FAİZ 2025 SONUNDA % 25
Hakan Aran, faiz indirimleri ile ilgili de şunları kaydetti: "Ekimde Merkez Bankası'nın bir aksiyon almayacağını, sözlü ve yazılı yönlendirmeyle izleyen dönemde indirimlere başlayabileceğinin sinyalini vereceğini sanıyorum. Yıllık enflasyonun ve enflasyon eğiliminin politika faizi seviyesinin altında kalıcı şekilleneceğinin net olarak görülmesiyle kasımdan itibaren 250 baz puan seviyesinde faiz indirimleri için fırsat oluşacağı ve bu yılın sonunda politika faizinin yüzde 45'e, önümüzdeki yılın sonunda da yüzde 25'e indirilebileceği kanaatindeyim.
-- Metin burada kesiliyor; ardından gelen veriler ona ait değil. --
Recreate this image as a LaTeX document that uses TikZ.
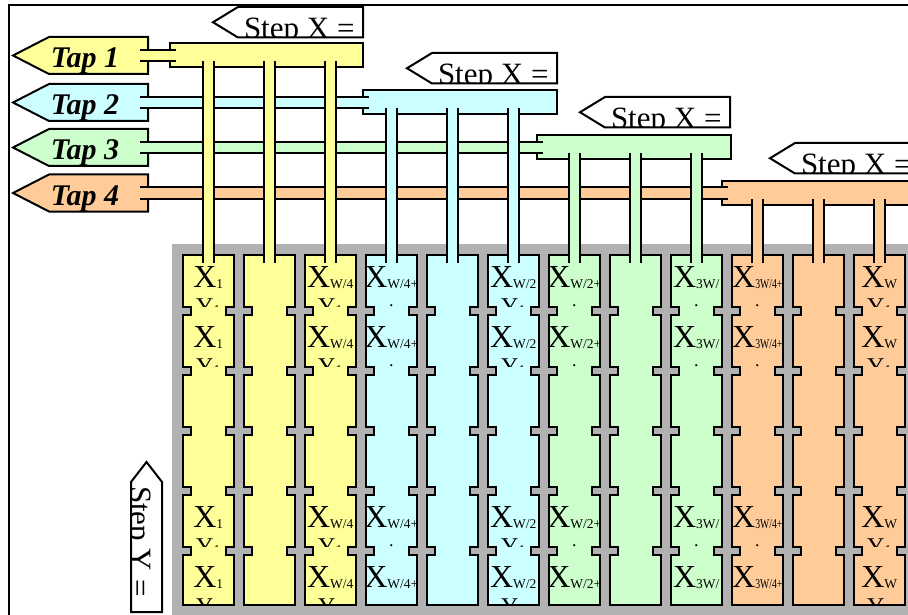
\documentclass[tikz,border=0pt]{standalone}
\usepackage{fontspec}
\setmainfont{Liberation Serif}
\usepackage{graphicx}
\definecolor{cy}{HTML}{FFFF99}
\definecolor{cb}{HTML}{CCFFFF}
\definecolor{cg}{HTML}{CCFFCC}
\definecolor{co}{HTML}{FFCC99}
\definecolor{gbg}{HTML}{B2B2B2}
\tikzset{
  tapfont/.style={font=\fontsize{30}{30}\selectfont\bfseries\itshape},
  stepfont/.style={font=\fontsize{31}{31}\selectfont},
  bigx/.style={font=\fontsize{32}{32}\selectfont, inner sep=0pt, anchor=base},
  midy/.style={font=\fontsize{24}{24}\selectfont, inner sep=0pt, anchor=base},
}
\newcommand\cellcol[2]{%
  \draw[fill=#2] (#1,255) -- (#1+51.5,255)
    foreach \nn in {310.5,370.5,430.5,490.5,550.5}{ -- (#1+51.5,\nn-4) -- (#1+43.5,\nn-4) -- (#1+43.5,\nn+4) -- (#1+51.5,\nn+4) }
    -- (#1+51.5,604.5) -- (#1,604.5)
    foreach \nn in {550.5,490.5,430.5,370.5,310.5}{ -- (#1,\nn+4) -- (#1+8,\nn+4) -- (#1+8,\nn-4) -- (#1,\nn-4) }
    -- cycle;}
\newcommand\cx[1]{X{\fontsize{13.5}{13.5}\selectfont\raisebox{-1pt}{#1}}}
\newcommand\secY{\node[midy] (y\kk-\rr) at (\cL+25.75,314+60*\rr) {Y{\fontsize{13.5}{13.5}\selectfont 1}};}
\newcommand\secdot{\node[font=\fontsize{18}{18}\selectfont,inner sep=0pt,anchor=base] (d\kk-\rr) at (\cL+25.75,306.5+60*\rr) {.};}
\newcommand\celltext[3]{%
  \foreach \rr in {0,1,4,5}{
    \def\kk{#1}
    \pgfmathsetmacro\cL{182.5+61*(#1-1)}
    \pgfmathsetmacro\cB{min(306.5+60*\rr,603.5)}
    \begin{scope}
      \clip (\cL+1,256+60*\rr) rectangle (\cL+50.5,\cB);
      \node[bigx] (x#1-\rr) at (\cL+25.75,287+60*\rr) {\cx{#2}};
      #3
    \end{scope}
  }}
\begin{document}
\begin{tikzpicture}[x=1pt,y=-1pt,line width=2pt,line join=miter]
\useasboundingbox (0,0) rectangle (908,615);
\clip (0,0) rectangle (908,615);
% frame
\draw (8.5,5) rectangle (1000,700);
% grey field
\fill[gbg] (172,244) rectangle (1000,700);
% cell columns
\foreach \kk/\col in {1/cy,2/cy,3/cy,4/cb,5/cb,6/cb,7/cg,8/cg,9/cg,10/co,11/co,12/co}{
  \pgfmathsetmacro\cL{182.5+61*(\kk-1)}
  \cellcol{\cL}{\col}
}
% tap arrows
\foreach \col/\yc/\tn in {cy/55.5/1,cb/102.5/2,cg/147.5/3,co/193/4}{
  \draw[fill=\col] (148,\yc-18.5) -- (49,\yc-18.5) -- (13,\yc) -- (49,\yc+18.5) -- (148,\yc+18.5) -- cycle;
  \node[tapfont,anchor=base,inner sep=0pt] (tap\tn) at (85,\yc+12.5) {Tap \tn};
}
% buses and horizontal pipes
\foreach \col/\yc/\xa/\xb/\tn in {cy/55.5/170/363/1, cb/102.5/363/557/2, cg/147.5/537/731/3, co/193/722/960/4}{
  \draw[fill=\col] (\xa,\yc-12) rectangle (\xb,\yc+12);
  \coordinate (bus\tn) at (\xa,\yc);
  \fill[\col] (140,\yc-5.5) rectangle (\xa+1.5,\yc+5.5);
  \draw (140,\yc-5.5) -- (\xa+6,\yc-5.5) (140,\yc+5.5) -- (\xa+6,\yc+5.5);
}
% vertical pipes
\foreach \kk/\col/\yc in {1/cy/55.5,2/cy/55.5,3/cy/55.5,4/cb/102.5,5/cb/102.5,6/cb/102.5,7/cg/147.5,8/cg/147.5,9/cg/147.5,10/co/193,11/co/193,12/co/193}{
  \pgfmathsetmacro\xc{208.25+61*(\kk-1)}
  \fill[\col] (\xc-5.5,\yc+10.5) rectangle (\xc+5.5,256.5);
  \draw (\xc-5.5,\yc+6) -- (\xc-5.5,263) (\xc+5.5,\yc+6) -- (\xc+5.5,263);
}
% Step X labels
\foreach \xa/\tp/\tn in {213/7/1, 407/53/2, 580/97/3, 770/143/4}{
  \begin{scope}
    \path[clip] (\xa,\tp+15.25) -- (\xa+25,\tp) -- (\xa+150,\tp) -- (\xa+150,\tp+30.5) -- (\xa+25,\tp+30.5) -- cycle;
    \node[stepfont,anchor=base west,inner sep=0pt] (stepx\tn) at (\xa+30,\tp+31.5) {Step X =};
  \end{scope}
  \draw (\xa,\tp+15.25) -- (\xa+25,\tp) -- (\xa+150,\tp) -- (\xa+150,\tp+30.5) -- (\xa+25,\tp+30.5) -- cycle;
}
% Step Y label
\begin{scope}
  \path[clip] (146.5,462) -- (162,482) -- (162,612) -- (131,612) -- (131,482) -- cycle;
  \node[stepfont,anchor=base west,inner sep=0pt,rotate=-90] (stepy) at (130,485) {Step Y =};
\end{scope}
\draw (146.5,462) -- (162,482) -- (162,612) -- (131,612) -- (131,482) -- cycle;
% cell texts
\celltext{1}{1}{\secY}
\celltext{3}{W/4}{\secY}
\celltext{4}{W/4+}{\secdot}
\celltext{6}{W/2}{\secY}
\celltext{7}{W/2+}{\secdot}
\celltext{9}{3W/}{\secdot}
\celltext{10}{\scalebox{0.72}[1]{3W/4+}}{\secdot}
\celltext{12}{W}{\secY}
\end{tikzpicture}
\end{document}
Enflasyonun da 2025 sonunda yüzde 20 civarına düşebileceğini öngörüyoruz."
YAPILANLARIN DOĞRULUĞU REYTİNGLE TEYİT EDİLDİ
Aran, Türkiye'nin gri listeden çıkmasının özellikle ülkenin ve bankacılık sektörünün itibarı, yurt dışında iş yapma kolaylığı açısından büyük bir kazanım olduğunu vurguladı. Mood'y's'in Türkiye'nin notunu iki kademe artırmasıyla ilgili de Aran, bunun içeride yapılan işlerin doğruluğunu teyit etmesi açısından kıymetli olduğunu, dış finansmana daha kolay ve daha ucuz erişilmesine vesile olan her not artışı ve ülkenin risk seviyesindeki her düşüşün aslında ekonomiye para, kaynak olarak döndüğünü söyledi.
HOLDİNGLEŞMEDEN VAZGEÇMEK SÖZ KONUSU DEĞİL
İkinci yüzyılına giren Türkiye İş Bankası'nın holdingleşme sürecine ilişkin de bilgi veren Aran, mevzuat gereği tüm süreçlerin 31 Ağustos 2024'e kadar tamamlanması gerektiğini belirtti. 31 Ağustos'a kadar süreci sonuçlandırma imkânının kalmadığına işaret eden Aran, "Bizim açımızdan vazgeçmek gibi bir durum söz konusu değil. Holdingleşmeden vazgeçmedik. Süreçte ilgili kurumlardan gelecek değerlendirmeler dikkate alınarak nasıl bir aksiyon alacağımıza karar vereceğiz" dedi. 26 Ağustos 1924'te 2 şube, 37 çalışan ve 1 milyon lira sermayeyle yola çıkan bankanın, bugün 20 bin çalışanı ve 1.042 şubesinin bulunduğunu, 285 milyar liralık öz kaynağa ulaştığını söyleyen Aran, 11 ülkede 22 yurt dışı şube, 3 banka, 2 temsilcilikle bölgesel bir bankaya dönüştüklerini belirtti. Aktif büyüklükte en büyük özel banka konumundaki İş Bankası'nın dünyaya açılmaya hazır olduğunu belirten Aran, "İkinci yüzyılımızda dünyada en geniş coğrafyada, en fazla müşteriye dokunan, hisse değeri en yüksek ilk 10 bankadan biri olmayı hedefliyoruz. Küresel rekabette güçlü olmak adına adımlar atacağız" dedi.